1764-11-27, de Voltaire [François Marie Arouet] à Charles Augustin Feriol, comte d'Argental.

A l'un de mes anges, ou aux deux ensemble.

Les lettres se croisent, et le fil s'embrouille. La lettre du 21 9bre m'apprend ou qu'on n'avait pas encore reçu les lettres patentes de melles Doligni, et Luzi ou qu'elles ont été perdues avec un paquet adressé, autant qu'on peut s'en souvenir, à m. de Courteilles. Tous mes paquets ont été envoyés depuis un mois à cette adresse, excepté un ou deux à l'abbé Arnaud ou à Marin. Il serait triste qu'il y eût un paquet d'égaré. Dans ce doute, voici de nouvelles patentes.

Je vous avais mandé que M. de Richelieu m'avait donné toute liberté sur la distribution de ces bénéfices. Si m. de Richelieu change d'avis je n'en changerai point; je crois son goût pour madelle D'Epinai passé, et j'imagine que sa fureur de vous contrecarrer sur les affaires du tripot, est aussi fort diminuée.

Je vous supplie, mes divins anges, d'assurer m. Marin de ma très vive reconnaissance. Je voudrais bien pouvoir la lui marquer, et vous me feriez grand plaisir de me dire comment je pourrais m'y prendre.

Il est très vrai que j'avais fait une balourdise énorme en ajoutant à la réponse fait à m. de Foncemagne en 1750 les noms du cardinal Alberoni, et du maréchal de Belleisle; je fis cette sottise en corrigeant l'épreuve à la hâte. On est bien heureux d'avoir des anges gardiens qui réparent si bien de pareilles fautes. Mais je jure encore par les ailes de mes anges que j'ai retrouvé parmi mes paperasses cette lettre de 1750 écrite de la main du clerc qui griffonnait alors mes pensées; je ne trompe jamais mes anges.

On m'a mandé qu'un honnête homme qui a approfondi la matière du testament, et qui ne laisse rien échapper a porté une sentence d'arbitre entre m. de Foncemagne et moi. On la dit sage, polie, instructive, et très bien motivée.
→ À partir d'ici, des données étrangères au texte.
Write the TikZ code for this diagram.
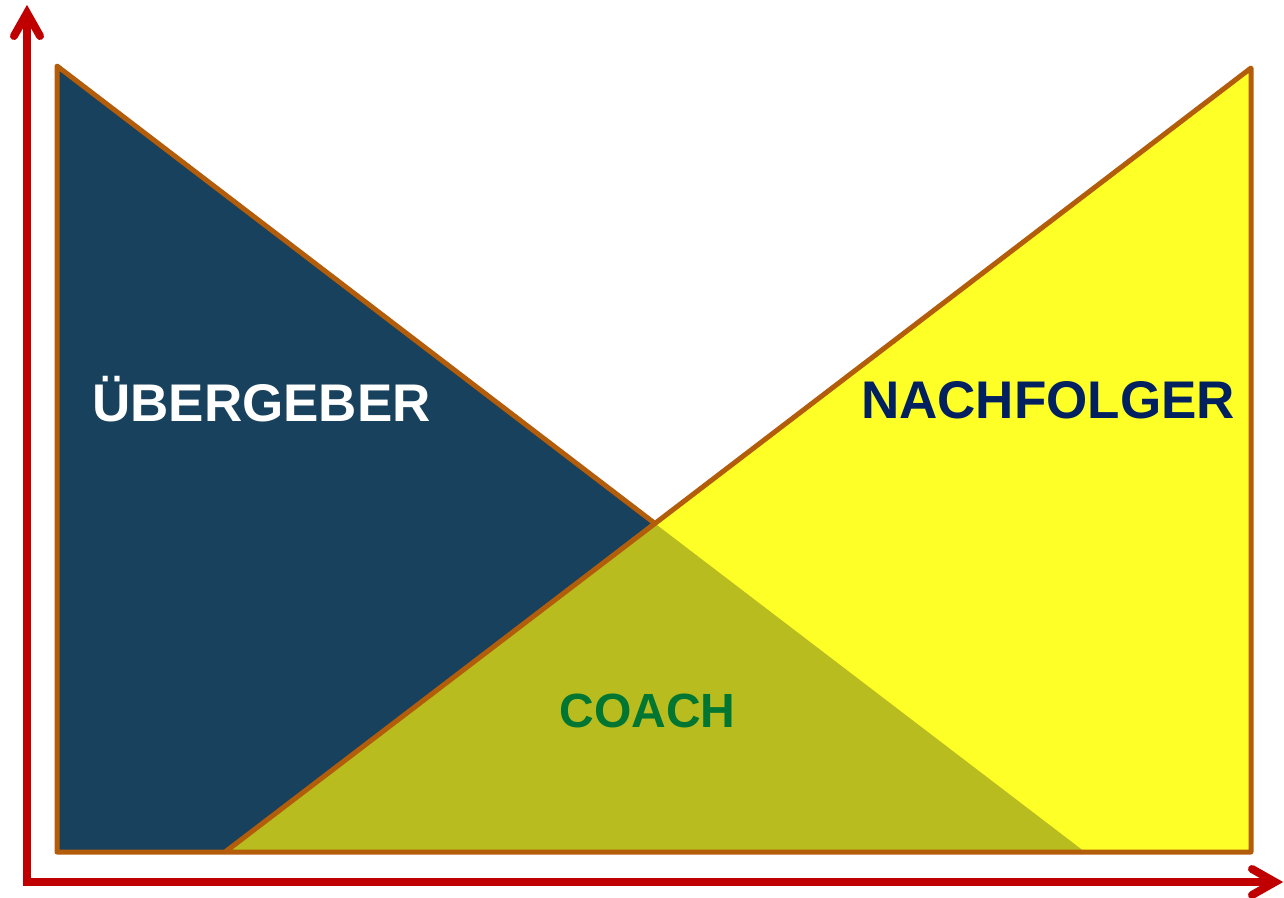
\documentclass[tikz,border=0pt]{standalone}
\usepackage{fontspec}
\setmainfont{Liberation Sans}
\definecolor{axisred}{RGB}{192,0,0}
\definecolor{edgebrown}{RGB}{179,92,10}
\definecolor{navyfill}{RGB}{23,65,92}
\definecolor{yelfill}{RGB}{255,255,40}
\definecolor{olivefill}{RGB}{184,188,30}
\definecolor{navytext}{RGB}{0,32,96}
\definecolor{greentext}{RGB}{0,118,50}
\tikzset{
  axisline/.style={draw=axisred, line width=8pt},
  axishead/.style={draw=axisred, line width=8pt, line cap=round, line join=miter},
  edge/.style={draw=edgebrown, line width=5pt, line join=round, line cap=round},
  label/.style={inner sep=0pt, anchor=base, font=\fontsize{53}{60}\selectfont\bfseries},
}
\begin{document}
\begin{tikzpicture}[x=1pt,y=-1pt]
\useasboundingbox (0,0) rectangle (1284,897);
% vertices
\coordinate (TL) at (57,66);
\coordinate (BL) at (57,852);
\coordinate (BS) at (225,852);
\coordinate (X)  at (653,522);
\coordinate (BD) at (1085,852);
\coordinate (BR) at (1251,852);
\coordinate (TR) at (1251,68);
% fills
\fill[navyfill] (TL) -- (BL) -- (BD) -- cycle;
\fill[yelfill] (BS) -- (TR) -- (BR) -- cycle;
\fill[olivefill] (BS) -- (X) -- (BD) -- cycle;
% outline
\draw[edge] (X) -- (TL) -- (BL) -- (BR) -- (TR) -- (BS);
% axes
\coordinate (O) at (27,882);
\coordinate (YT) at (27,13);
\coordinate (YW1) at (14,36);
\coordinate (YW2) at (40,36);
\coordinate (XT) at (1275,882);
\coordinate (XW1) at (1252,869);
\coordinate (XW2) at (1252,895);
\draw[axisline] (27,886) -- (YT);
\draw[axisline] (O) -- (XT);
\draw[axishead] (YW1) -- (YT) -- (YW2);
\draw[axishead] (XW1) -- (XT) -- (XW2);
% labels
\node[label, white] (ueb) at (261.5,421.5) {ÜBERGEBER};
\node[label, navytext] (nach) at (1048,418.5) {NACHFOLGER};
\node[label, greentext, font=\fontsize{48}{56}\selectfont\bfseries] (coach) at (647.5,727) {COACH};
\end{tikzpicture}
\end{document}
Il paraît tous les mois sous mon nom en Angleterre ou en Hollande quelques livres édifiants. Ce n'est pas ma faute, je ne dois m'en prendre qu'à ma réputation de bon chrétien et mettre tout aux pieds du crucifix.

J'ai bien peur que me Omer ne veuille me procurer la couronne du martyre. Ces Omer sont très capables de joindre au portatif, la tragédie sainte de Saül et David que le scélérat de Besogne, libraire de Rouën, a imprimée sous mon nom; messieurs pourraient bien me décréter; et quoique je ne fasse cas que des décrets éternels de la providence, cette aventure serait aussi embarrassante que désagréable. Je connais toute la mauvaise volonté des Omer; je n'ai jamais été content d'aucun Fleury, pas même du cardinal, pas même du confesseur du roi auteur de l'histoire ecclésiastique; je ne conçois pas comment il a pu faire de si excellents discours, et une histoire si puérile.

Au reste, je ne me porte pas assez bien pour me fâcher, et mes yeux sont dans un trop triste état pour que je revoie les roués. Je me sers d'une drogue qui me rendra ou qui m'ôtera la vue tout à fait; je n'aime pas les partis mitoyens.

Mes chers anges conservez moi vos célestes bontés. Toute ma famille se prosterne à l'ombre de vos ailes.

On nous parle aussi d'une petite assignation de notre curé: la robe de tous côtés me persécute; mais je ne m'épouvante de rien. Je trouve que plus on est vieux plus on doit être hardi. Je suis du sentiment du vieux Renaud qui disait qu'il n'appartenait qu'aux gens de 80 ans de conspirer.